So, a few weeks ago, I was invited to meet a couple of pastors for lunch and fellowship at Calvary Chapel Crystal River in Florida. While we were there, we toured the U-Turn Ranch they have established, and the nearby Thrift Store that is part of that ministry.
I’m a sucker for the book section at Thrift Stores and that’s where I spotted this book.
It was fascinating. The author charts the history of the Scots-Irish people from Scotland at the time of the Roman Empire when they built Hadrian’s wall all the way to the present day. What I didn’t know is that all of that redneck, hillbilly, good-ol’boy, mountain people, country people can be traced back to these Scots-Irish people and their culture.
The author’s premise, is that it’s this culture, shaped by the events starting with the Romans, through the English kings, through the migration to Ireland and the Ulster plantation and eventually to the Appalachian Mountains is the dominant culture that shaped the United States.

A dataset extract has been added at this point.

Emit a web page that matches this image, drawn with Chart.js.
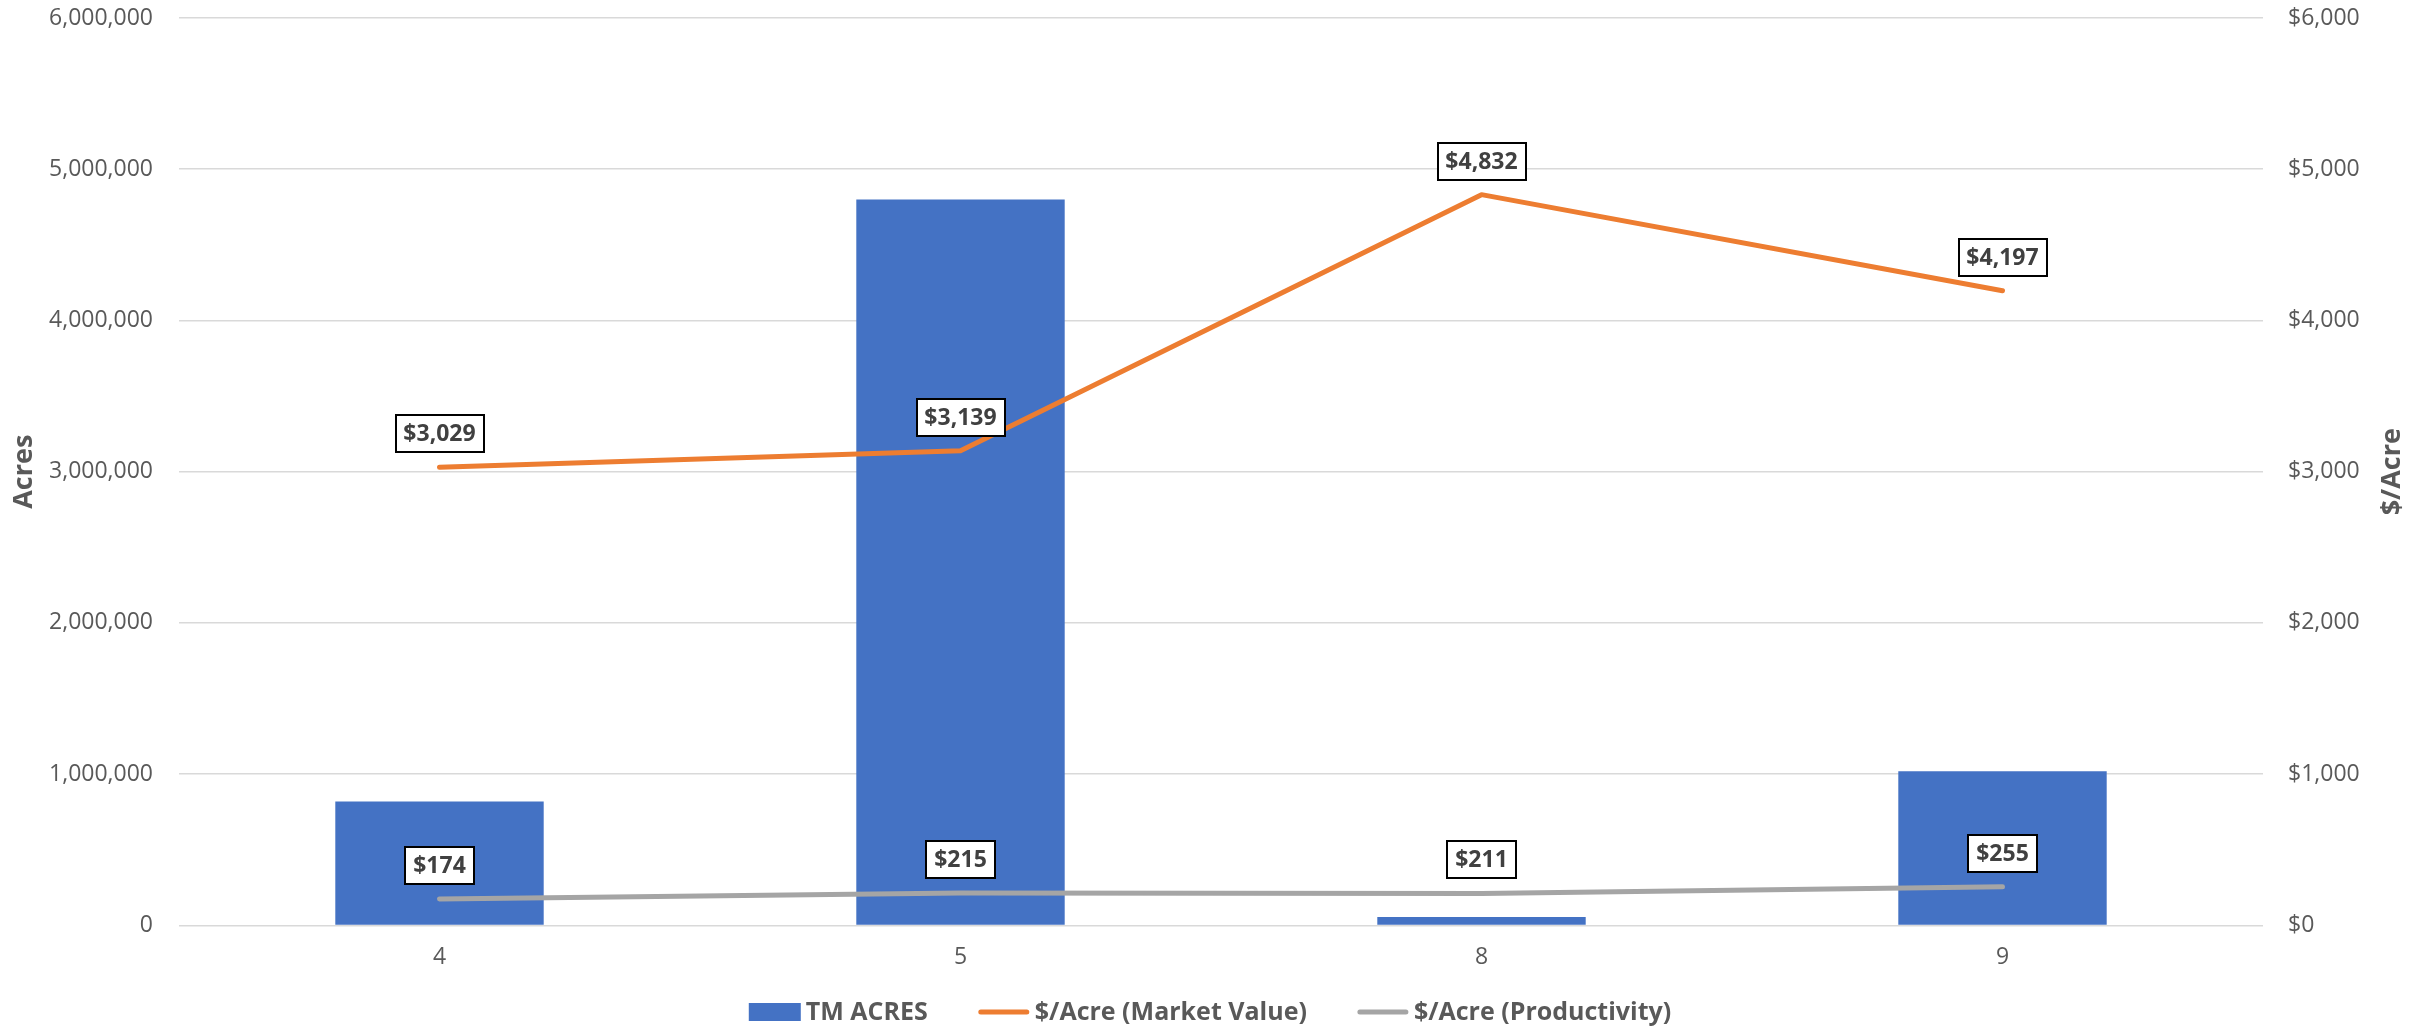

When he gets to the American Revolution, his argument begins to take shape, how it was this culture, patriotic, independent, yet able to organize into effective fighters was the main driver of the revolution. It was the soft, aristocratic, educated, plantation owners on the coasts that gave the intellectual reasoning, but these guys got the job done.
Andrew Jackson was the quintessential product of this culture and made the biggest impact as president. He stands in the same line as William Wallace.

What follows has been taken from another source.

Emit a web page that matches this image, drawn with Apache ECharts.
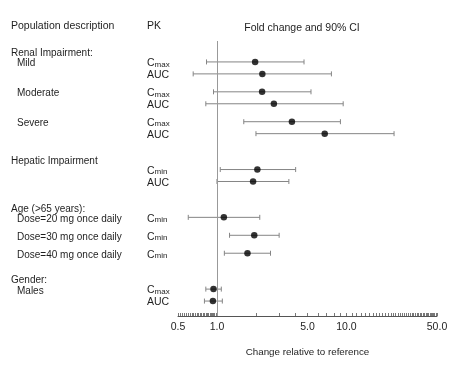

I appreciated the time the author took to describe the Civil War from the perspective of families and people from this culture. That story is not often told.
And, then the author finished the book by describing his own parents and grandparents. These are incredible stories and represent many of the experiences of many Americans.

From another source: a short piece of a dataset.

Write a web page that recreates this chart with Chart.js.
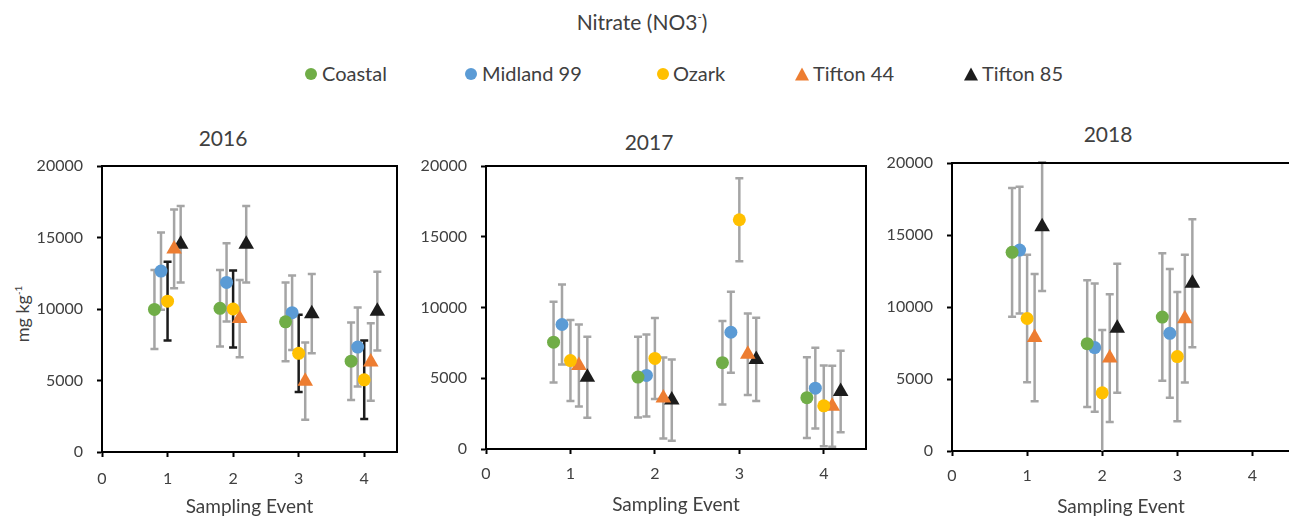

A more recent, and more emotional rendering of this culture is “Hillbilly Elegy” by JD Vance. They made a movie of that book that in my opinion doesn’t capture the full story. I think every pastor in America should read that book.
If you’re short on American history, and like me, weren’t paying attention at all in high school, this book will help you get up to speed pretty quickly, no matter what part of the country you are in.